May 19, 2015, Bandera, Texas — I can tell I’m in a new country today: The speed limit is 85, the gas stations are as big as the Wal-Marts, the pickups have gun racks, the hats and dinner plates could shade a picnic table, and people speak English with a Lone Star drawl. Welcome to Texas! Which, after all, is practically a country to itself.
Texas is extremely popular among birders, who generally visit for one of two reasons. Either they go to southern Texas to look for Mexican birds which barely cross the U.S. border there, or they go to the Texas gulf coast in late April to catch spring migration. This time, I’m here for neither of these reasons: I’ve already seen the Mexican birds in Mexico, and I’ve also seen the migrants on their wintering grounds in Central and South America. Thus, my target list in Texas is somewhat unusual. Instead of chasing Mexican overshoots and migrant warblers, I’m looking for common backyard birds like Blue Jays, Common Grackles, Tufted Titmice, and Carolina Wrens.

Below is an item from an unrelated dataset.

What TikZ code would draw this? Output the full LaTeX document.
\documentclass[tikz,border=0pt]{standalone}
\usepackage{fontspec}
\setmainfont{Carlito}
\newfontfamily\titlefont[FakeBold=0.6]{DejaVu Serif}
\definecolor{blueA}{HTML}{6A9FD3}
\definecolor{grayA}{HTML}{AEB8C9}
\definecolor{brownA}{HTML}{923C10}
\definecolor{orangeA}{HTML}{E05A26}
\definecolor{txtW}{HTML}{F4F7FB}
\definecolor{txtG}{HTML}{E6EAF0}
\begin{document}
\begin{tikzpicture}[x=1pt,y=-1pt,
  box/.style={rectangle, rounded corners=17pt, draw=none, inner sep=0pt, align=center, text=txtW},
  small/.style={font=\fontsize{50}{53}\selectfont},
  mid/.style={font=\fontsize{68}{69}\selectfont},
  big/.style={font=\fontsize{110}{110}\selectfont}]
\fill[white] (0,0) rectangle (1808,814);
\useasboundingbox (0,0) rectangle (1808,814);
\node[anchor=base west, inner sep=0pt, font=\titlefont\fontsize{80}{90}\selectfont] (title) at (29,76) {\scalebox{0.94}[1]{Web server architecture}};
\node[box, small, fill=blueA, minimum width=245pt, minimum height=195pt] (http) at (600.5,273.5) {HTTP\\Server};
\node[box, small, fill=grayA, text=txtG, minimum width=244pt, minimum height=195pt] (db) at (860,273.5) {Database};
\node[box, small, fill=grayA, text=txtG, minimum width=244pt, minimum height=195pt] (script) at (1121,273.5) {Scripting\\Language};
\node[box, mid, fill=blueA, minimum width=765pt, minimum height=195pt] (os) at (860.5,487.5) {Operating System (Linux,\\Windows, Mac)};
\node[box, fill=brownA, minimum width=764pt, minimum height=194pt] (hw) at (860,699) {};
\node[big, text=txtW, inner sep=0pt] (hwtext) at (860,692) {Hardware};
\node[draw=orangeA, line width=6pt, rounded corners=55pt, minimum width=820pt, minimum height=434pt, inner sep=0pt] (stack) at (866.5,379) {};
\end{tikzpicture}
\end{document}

Michael Retter and I traced a route from Houston to the central Gulf coast today, tracking down some of these feathered Texans. We started the day with a Chuck-wills-widow and Bachman’s Sparrow in a patch of pine forest, and ended with a Piping Plover on the beach at Bolivar Flats. By dusk we’d seen nearly 150 species of birds.
Before arriving at the flats, we stopped briefly at High Island, one of the most famous birding locations in the U.S. High Island, despite its name, is neither high nor an island. It’s a low knoll covered with trees a couple miles from the beach, surrounded by miles of flat marshland. During spring migration, birds which have just crossed the Gulf of Mexico find refuge in this isolated patch of forest. In the right conditions, usually in late April, birds and birders concentrate in huge numbers at High Island, but nobody comes here in late May—Michael and I were the only birders around today. The grandstands, benches, boardwalks, and sightings boards were as quiet as an empty football stadium. Another spring migration has come and gone at High Island, and, after a few minutes, we moved on, too.